The next day, after mutually satisfying sex (call a fuck a fuck, was Kiki's philosophy, but I'm more sensitive), the three of us would breakfast at the Woodrose, after which Kiki would take off into her "own space," of which she seemed to need plenty. I'd complete my grand tour at the laundromat and grocery store, and head again for the hills, my whole social life having been squeezed into a day and a half. That's why the Branding Iron and the Cellar get mentioned.

I guess I like the Branding Iron the best. It has a special feel, an atmosphere that makes it my kind of place. Everybody has an idea of what a special hang out should be: an English pub, a French sidewalk cafe, a MacDonald's. The Branding Iron is mine. Noisy, but fairly clean; the beer cold, and the proprietors terrifying enough to keep brawls infrequent. (I am not a Saturday night fighter.) By keeping my eyes open, I can watch the likes of Fast Eddie Success put the make on a new girl in town. His name suited Eddie. He usually scored in the first fifteen minutes. Or I could observe a local dealer invite a customer outside for a sniff of the latest import. Or I could note who had broken up with whom the previous week, and who the new items were...all the while drinking three or more beers and having my eardrums blasted by the latest musical combo.

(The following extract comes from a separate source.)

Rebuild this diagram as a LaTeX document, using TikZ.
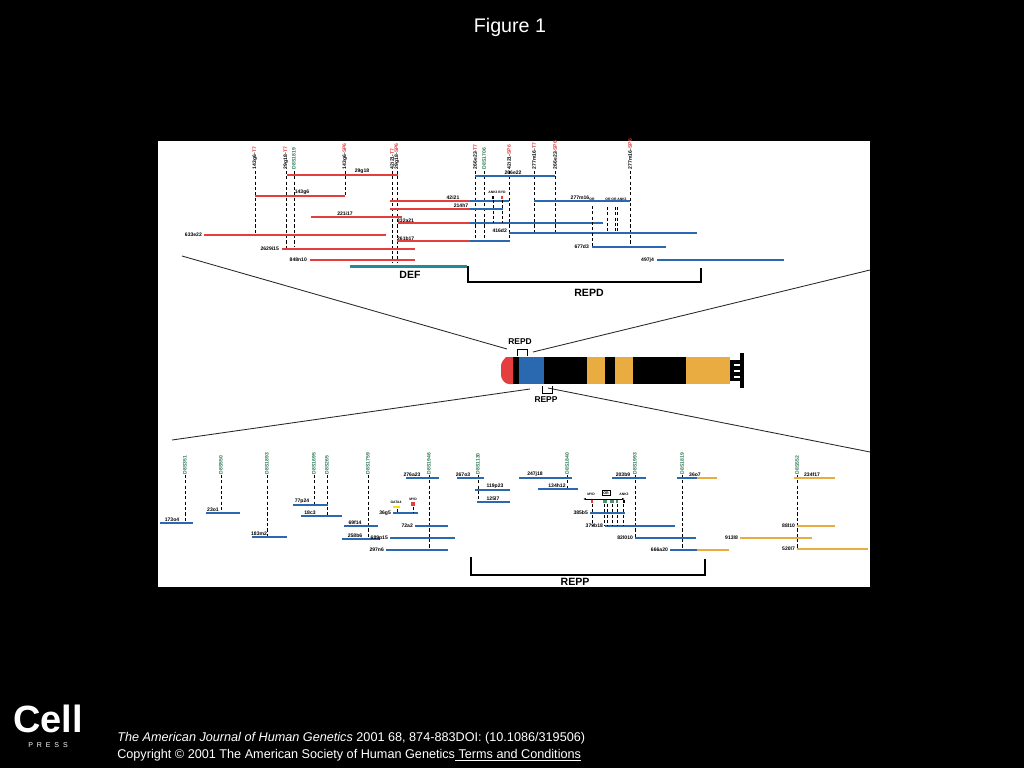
\documentclass[tikz,border=0pt]{standalone}
\usepackage{fontspec}
\setmainfont{Liberation Sans}
\usetikzlibrary{arrows.meta}

% colores de la figura
\definecolor{rojo}{RGB}{228,62,62}
\definecolor{azul}{RGB}{42,104,176}
\definecolor{turq}{RGB}{32,140,150}
\definecolor{naranja}{RGB}{232,172,64}
\definecolor{verde}{RGB}{40,120,80}

% etiqueta vertical de marcador: #1 x, #2 y inferior, #3 texto
\newcommand{\marca}[5]{%
  \draw[corte] (#1,171) -- (#1,#2);
  \node[marcalab, anchor = west] (m-#3) at (#1,170) {#3\textcolor{#5}{#4}};
}
\newcommand{\sts}[4]{%
  \draw[corte] (#1,#2) -- (#1,#3);
  \node[marcalab, anchor = west, text = verde] (s-#4) at (#1,#2) {#4};
}

\begin{document}
\begin{tikzpicture}[
	x = 0.025cm, y = -0.025cm,
	line cap = butt,
	% estilos
	corte/.style = {dash pattern = on 2.2pt off 1.6pt, line width = 0.7pt},
	clonR/.style = {draw = rojo, line width = 0.9pt},
	clonA/.style = {draw = azul, line width = 0.9pt},
	clonN/.style = {draw = naranja, line width = 0.9pt},
	lab/.style = {font = \fontsize{3.6}{4}\selectfont\bfseries, inner sep = 0.6pt},
	marcalab/.style = {lab, rotate = 90, inner sep = 0.5pt},
	region/.style = {font = \fontsize{7.5}{8}\selectfont\bfseries},
	zoomline/.style = {draw = black!85, line width = 0.6pt},
]

	% fondo
	\fill[black] (0,0) rectangle (1024,768);
	\useasboundingbox (0,0) rectangle (1024,768);
	\node[text = white, font = \fontsize{14}{16}\selectfont] (titulo) at (510,27) {Figure 1};
	\fill[white] (158,141) rectangle (870,587);

	% ---------- parte superior: REPD ----------
	\marca{255}{233}{143g6-}{T7}{rojo}
	\marca{286}{249}{29g18-}{T7}{rojo}
	\draw[corte] (294,171) -- (294,247);
	\node[marcalab, anchor = west, text = verde] (m-d1819) at (294,170) {D8S1819};
	\marca{345}{196}{143g6-}{SP6}{rojo}
	\marca{392}{262}{42i21-}{T7}{rojo}
	\marca{397}{262}{29g18-}{SP6}{rojo}
	\marca{475}{242}{266e22-}{T7}{rojo}
	\draw[corte] (484,171) -- (484,242);
	\node[marcalab, anchor = west, text = verde] (m-d1706) at (484,170) {D8S1706};
	\marca{509}{242}{42i21-}{SP6}{rojo}
	\marca{534}{233}{277m16-}{T7}{rojo}
	\marca{555}{233}{266e22-}{SP6}{rojo}
	\marca{630}{247}{277m16-}{SP6}{rojo}

	% clones rojos
	\draw[clonR] (287,175) -- (398,175);
	\node[lab, anchor = south] (c1) at (362,175) {29g18};
	\draw[clonR] (255,196) -- (345,196);
	\node[lab, anchor = south] (c2) at (302,196) {143g6};
	\draw[clonR] (390,201) -- (470,201);
	\draw[clonA] (470,201) -- (509,201);
	\node[lab, anchor = south] (c3) at (453,201) {42i21};
	\draw[clonR] (390,209) -- (470,209);
	\draw[clonA] (470,209) -- (503,209);
	\node[lab, anchor = south] (c4) at (461,209) {214h7};
	\draw[clonR] (311,217) -- (402,217);
	\node[lab, anchor = south] (c5) at (345,217) {221i17};
	\draw[clonR] (398,223) -- (470,223);
	\draw[clonA] (470,223) -- (603,223);
	\node[lab, anchor = west] (c6) at (396,221) {332a21};
	\draw[clonR] (204,235) -- (386,235);
	\node[lab, anchor = east] (c7) at (203,235) {633e22};
	\draw[clonR] (397,241) -- (470,241);
	\draw[clonA] (470,241) -- (510,241);
	\node[lab, anchor = west] (c8) at (396,239) {261b17};
	\draw[clonR] (282,249) -- (415,249);
	\node[lab, anchor = east] (c9) at (280,249) {2629i15};
	\draw[clonR] (310,260) -- (415,260);
	\node[lab, anchor = east] (c10) at (308,260) {848n10};

	% clones azules
	\draw[clonA] (475,176) -- (555,176);
	\node[lab, anchor = south] (c11) at (513,176) {266e22};
	\draw[clonA] (534,201) -- (630,201);
	\node[lab, anchor = south] (c12) at (580,201) {277m16};
	\draw[clonA] (509,233) -- (697,233);
	\node[lab, anchor = east] (c13) at (508,231) {416d2};
	\draw[clonA] (592,247) -- (666,247);
	\node[lab, anchor = east] (c14) at (590,247) {677d3};
	\draw[clonA] (657,260) -- (784,260);
	\node[lab, anchor = east] (c15) at (655,260) {497j4};

	% genes en REPD
	\node[lab, font = \fontsize{2.4}{3}\selectfont\bfseries] (g1) at (493,192) {ANK3};
	\node[lab, font = \fontsize{2.4}{3}\selectfont\bfseries] (g2) at (502,192) {BYD};
	\fill (492,196) rectangle (494,199);
	\fill[rojo] (501,196) rectangle (503,199);
	\draw[corte] (493,200) -- (493,223);
	\draw[corte] (502,200) -- (502,223);
	\node[lab, font = \fontsize{2.4}{3}\selectfont\bfseries] (g3) at (592,199) {OR};
	\node[lab, font = \fontsize{2.4}{3}\selectfont\bfseries] (g4) at (616,199) {OR OR ANK3};
	\draw[corte] (592,206) -- (592,247);
	\foreach \gx in {607,615,617}
		\draw[corte] (\gx,207) -- (\gx,233);
	\fill[turq] (350,265) rectangle (467,268);
	\node[region] (def) at (410,275) {DEF};
	\draw[line width = 0.8pt] (468,266) -- (468,282) -- (701,282) -- (701,268);
	\node[region] (repd) at (589,293) {REPD};

	% ---------- cromosoma ----------
	\draw[zoomline] (182,256) -- (507,349);
	\draw[zoomline] (870,270) -- (533,352);
	\draw[zoomline] (172,440) -- (530,389);
	\draw[zoomline] (548,388) -- (870,452);
	\fill[black] (513,357) rectangle (730,384);
	\fill[black] (728,360) rectangle (742,381);
	\fill[black] (740,353) rectangle (744,388);
	\foreach \sy in {364,370,376}
		\fill[white] (734,\sy) rectangle (740,\sy+2);
	\fill[rojo] (513,357) -- (506,357) [rounded corners = 2pt] -- (501,363) -- (501,378) -- (506,384) [sharp corners] -- (513,384) -- cycle;
	\fill[azul] (519,357) rectangle (544,384);
	\fill[naranja] (587,357) rectangle (605,384);
	\fill[naranja] (615,357) rectangle (633,384);
	\fill[naranja] (686,357) rectangle (730,384);
	\draw[line width = 0.7pt] (517,356) -- (517,349) -- (527,349) -- (527,356);
	\node[lab, font = \fontsize{6}{6}\selectfont\bfseries] (repd2) at (520,342) {REPD};
	\draw[line width = 0.7pt] (542,386) -- (542,393) -- (552,393) -- (552,386);
	\node[lab, font = \fontsize{6}{6}\selectfont\bfseries] (repp2) at (546,400) {REPP};

	% ---------- parte inferior: REPP ----------
	\sts{185}{475}{523}{D8S351}
	\sts{221}{475}{513}{D8S550}
	\sts{267}{475}{537}{D8S1893}
	\sts{314}{475}{505}{D8S1695}
	\sts{327}{475}{516}{D8S265}
	\sts{368}{475}{539}{D8S1759}
	\sts{429}{475}{550}{D8S1946}
	\sts{478}{475}{502}{D8S1130}
	\sts{567}{475}{489}{D8S1840}
	\sts{635}{475}{538}{D8S1993}
	\sts{682}{475}{550}{D8S1819}
	\sts{797}{475}{549}{D8S552}

	\draw[clonA] (160,523) -- (193,523);
	\node[lab, anchor = south] (b1) at (172,523) {173o4};
	\draw[clonA] (206,513) -- (240,513);
	\node[lab, anchor = south] (b2) at (213,513) {23o1};
	\draw[clonA] (252,537) -- (287,537);
	\node[lab, anchor = south] (b3) at (259,537) {183m2};
	\draw[clonA] (293,505) -- (328,505);
	\node[lab, anchor = south] (b4) at (302,505) {77p24};
	\draw[clonA] (301,516) -- (342,516);
	\node[lab, anchor = south] (b5) at (310,516) {18c3};
	\draw[clonA] (344,526) -- (378,526);
	\node[lab, anchor = south] (b6) at (355,526) {69f14};
	\draw[clonA] (342,539) -- (380,539);
	\node[lab, anchor = south] (b7) at (355,539) {258b6};
	\draw[clonA] (406,478) -- (439,478);
	\node[lab, anchor = south] (b8) at (412,478) {276a23};
	\draw[clonA] (393,513) -- (418,513);
	\node[lab, anchor = east] (b9) at (392,513) {36g5};
	\draw[clonA] (415,526) -- (448,526);
	\node[lab, anchor = east] (b10) at (414,526) {72a2};
	\draw[clonA] (390,538) -- (455,538);
	\node[lab, anchor = east] (b11) at (389,538) {689p15};
	\draw[clonA] (386,550) -- (448,550);
	\node[lab, anchor = east] (b12) at (385,550) {297n6};
	\draw[clonA] (457,478) -- (484,478);
	\node[lab, anchor = south] (b13) at (463,478) {267o3};
	\draw[clonA] (475,490) -- (510,490);
	\node[lab, anchor = south] (b14) at (495,490) {119p23};
	\draw[clonA] (477,502) -- (510,502);
	\node[lab, anchor = south] (b15) at (493,502) {125l7};
	\draw[clonA] (519,478) -- (572,478);
	\node[lab, anchor = south] (b16) at (535,478) {247j18};
	\draw[clonA] (538,489) -- (578,489);
	\node[lab, anchor = south] (b17) at (557,489) {134h12};
	\draw[clonA] (612,478) -- (646,478);
	\node[lab, anchor = south] (b18) at (623,478) {203b9};
	\draw[clonA] (590,513) -- (625,513);
	\node[lab, anchor = east] (b19) at (589,513) {385b5};
	\draw[clonA] (605,526) -- (675,526);
	\node[lab, anchor = east] (b20) at (604,526) {379b18};
	\draw[clonA] (635,538) -- (696,538);
	\node[lab, anchor = east] (b21) at (634,538) {82l010};
	\draw[clonA] (677,478) -- (697,478);
	\draw[clonN] (697,478) -- (717,478);
	\node[lab, anchor = south] (b22) at (695,478) {36o7};
	\draw[clonA] (670,550) -- (697,550);
	\draw[clonN] (697,550) -- (729,550);
	\node[lab, anchor = east] (b23) at (669,550) {666a20};
	\draw[clonN] (794,478) -- (835,478);
	\node[lab, anchor = south] (b24) at (812,478) {234f17};
	\draw[clonN] (797,526) -- (835,526);
	\node[lab, anchor = east] (b25) at (796,526) {88l10};
	\draw[clonN] (740,538) -- (812,538);
	\node[lab, anchor = east] (b26) at (739,538) {913l8};
	\draw[clonN] (797,549) -- (868,549);
	\node[lab, anchor = east] (b27) at (796,549) {520l7};

	% genes en REPP
	\node[lab, font = \fontsize{2.4}{3}\selectfont\bfseries] (g5) at (396,502) {GATA4};
	\fill[yellow!80!orange] (393,506) rectangle (400,508);
	\node[lab, font = \fontsize{2.4}{3}\selectfont\bfseries] (g6) at (413,499) {MYD};
	\fill[rojo] (411,502) rectangle (415,506);
	\draw[corte] (397,509) -- (397,513);
	\draw[corte] (413,507) -- (413,513);
	\draw[{Latex[length = 2pt]}-{Latex[length = 2pt]}, line width = 0.5pt] (583,499) -- (625,499);
	\node[lab, font = \fontsize{2.4}{3}\selectfont\bfseries] (g7) at (591,494) {MYD};
	\node[lab, draw, font = \fontsize{2.6}{3}\selectfont\bfseries, inner sep = 0.8pt] (g8) at (606,493) {OR};
	\node[lab, font = \fontsize{2.4}{3}\selectfont\bfseries] (g9) at (624,494) {ANK3};
	\fill[rojo] (591,500) rectangle (593,503);
	\foreach \gx in {604,606,611,613,617}
		\fill[verde!80] (\gx-1,500) rectangle (\gx+1,503);
	\fill (623,500) rectangle (625,503);
	\foreach \gx in {592,604,607,612,617,623}
		\draw[corte] (\gx,504) -- (\gx,526);
	\draw[line width = 0.8pt] (471,557) -- (471,575) -- (705,575) -- (705,559);
	\node[region] (repp) at (575,582) {REPP};

	% ---------- pie ----------
	\node[text = white, font = \fontsize{27}{27}\selectfont\bfseries, inner sep = 0pt] (cell) at (48,719) {Cell};
	\node[text = white, font = \fontsize{5}{5}\selectfont] (press) at (48,745) {P\ \ R\ \ E\ \ S\ \ S};
	\node[text = white, anchor = west, font = \fontsize{9}{10}\selectfont, inner sep = 0pt] (ref) at (117,738)
		{\textit{The American Journal of Human Genetics} 2001 68, 874-883DOI: (10.1086/319506)};
	\node[text = white, anchor = west, font = \fontsize{9}{10}\selectfont, inner sep = 0pt] (copy) at (117,755)
		{Copyright © 2001 The American Society of Human Genetics\underline{ Terms and Conditions}};
\end{tikzpicture}
\end{document}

There is a local pool of musicians who combine and recombine like DNA in a mad scientist's gene lab. One week, Louie Louie (drummer and plant salesman) would be playing Reggae with the "Tegos", and the next week he's rattling out country blues with the "Nightcrawler." It's the same with all the other guys who think they are musicians because they happen to own an instrument. The only combo closed to them is an all Dyke group that goes by a lot of names, and plays mostly a kind of soft punk...if there is such a thing. Brenda plays drums with them sometimes. I remember how horrified my folks were when Brenda chose drums as her instrument. They said little Jewish girls played the cello, or piano. So she settled temporarily for a sax, until she saved enough money to buy her own set of skins. I was glad I was out of the house by then. Even the Army was better than Brenda on drums. But for this punk band, her drums were just right. Her sax, when she tried it, was something else. Even her most loyal fem-rad-sisters dispersed at the first "blaat."